What does the agent keep getting wrong? Notice the pattern and work out how to solve it. Usually it’s a context gap, a convention gap or a skill gap - all three are fixable.
How can you support context management by making context more visible? If you can’t see what the agent is working from, you can’t tune it.
What Claude Code usage metrics would be interesting? Which commands run most? Which fail? Which sessions stall?
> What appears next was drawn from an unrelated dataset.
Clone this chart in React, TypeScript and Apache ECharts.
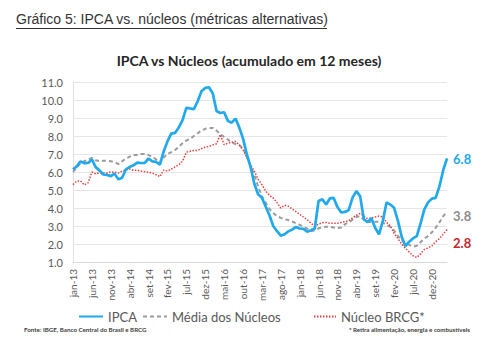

The shape of your usage tells you where to invest next.

Glossary

Common terms you may encounter when working with AI coding assistants and reading more about the topics raised in these guidelines:

Agent - An LLM paired with a harness that orchestrates tool use, observation and iteration to accomplish a task autonomously.
Context - The information (conversation history, files, instructions) available to an LLM when generating a response, bounded by its context window.
Context window - The maximum number of tokens an LLM can process in a single conversation, covering both input and output.
LLM (Large Language Model) - A neural network trained on large amounts of text that predicts the next token, enabling it to generate human-like text responses.
Prompt - The full set of instructions, context and user input sent to an LLM that shapes its response.
Reasoning - The internal chain-of-thought process an LLM uses to work through a problem before producing its final output.
Token - The smallest unit of text an LLM processes, roughly 3/4 of a word in English (e.g. “unhappiness” might be split into “un”, “happi”, “ness”).